"""Abstraction for optimizers.

It is sufficient that one re-implements the base estimator.
"""

import numbers
import warnings

try:
    from collections.abc import Iterable
except ImportError:
    from collections.abc import Iterable

from ..callbacks import VerboseCallback, check_callback
from ..utils import eval_callbacks
from .optimizer import Optimizer


def base_minimize(
    func,
    dimensions,
    base_estimator,
    n_calls=100,
    n_random_starts=None,
    n_initial_points=10,
    initial_point_generator="random",
    acq_func="EI",
    acq_optimizer="lbfgs",
    x0=None,
    y0=None,
    random_state=None,
    verbose=False,
    callback=None,
    n_points=10000,
    n_restarts_optimizer=5,
    xi=0.01,
    kappa=1.96,
    n_jobs=1,
    model_queue_size=None,
    space_constraint=None,
):
    """Base optimizer class.

    Parameters
    ----------
    func : callable
        Function to minimize. Should take a single list of parameters
        and return the objective value.

        If you have a search-space where all dimensions have names,
        then you can use :func:`skopt.utils.use_named_args` as a decorator
        on your objective function, in order to call it directly
        with the named arguments. See `use_named_args` for an example.
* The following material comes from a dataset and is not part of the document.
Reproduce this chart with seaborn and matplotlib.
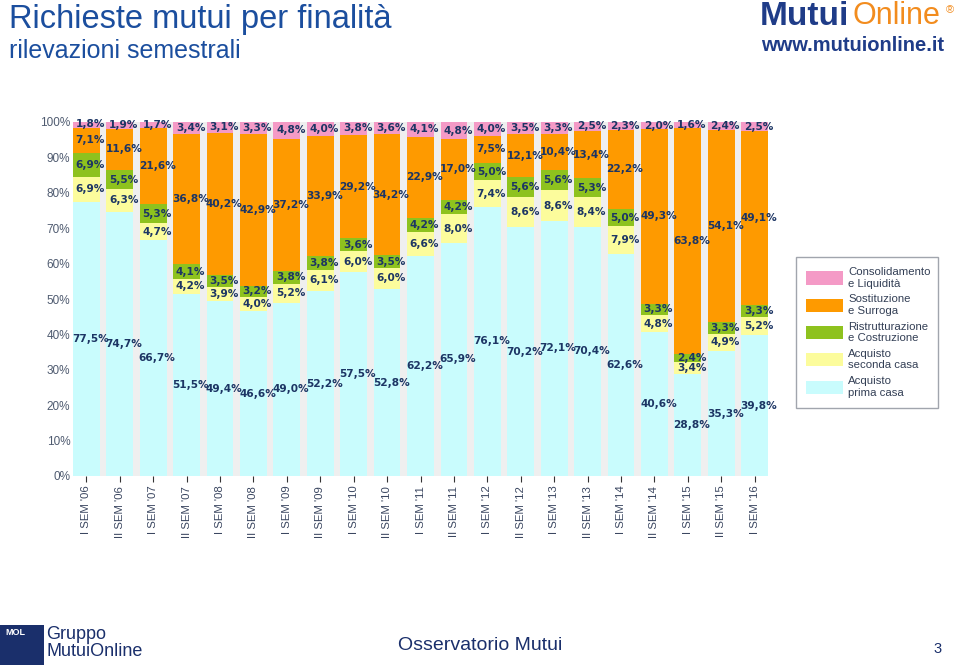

    dimensions : list, shape (n_dims,)
        List of search space dimensions.
        Each search dimension can be defined either as

        - a `(lower_bound, upper_bound)` tuple (for `Real` or `Integer`
          dimensions),
        - a `(lower_bound, upper_bound, "prior")` tuple (for `Real`
          dimensions),
        - as a list of categories (for `Categorical` dimensions), or
        - an instance of a `Dimension` object (`Real`, `Integer` or
          `Categorical`).

         .. note:: The upper and lower bounds are inclusive for `Integer`
            dimensions.

    base_estimator : sklearn regressor
        Should inherit from `sklearn.base.RegressorMixin`.
        In addition, should have an optional `return_std` argument,
        which returns `std(Y | x)` along with `E[Y | x]`.

    n_calls : int, default: 100
        Maximum number of calls to `func`. An objective function will
        always be evaluated this number of times; Various options to
        supply initialization points do not affect this value.

    n_random_starts : int, default: None
        Number of evaluations of `func` with random points before
        approximating it with `base_estimator`.

        .. deprecated:: 0.8
            use `n_initial_points` instead.

    n_initial_points : int, default: 10
        Number of evaluations of `func` with initialization points
        before approximating it with `base_estimator`. Initial point
        generator can be changed by setting `initial_point_generator`.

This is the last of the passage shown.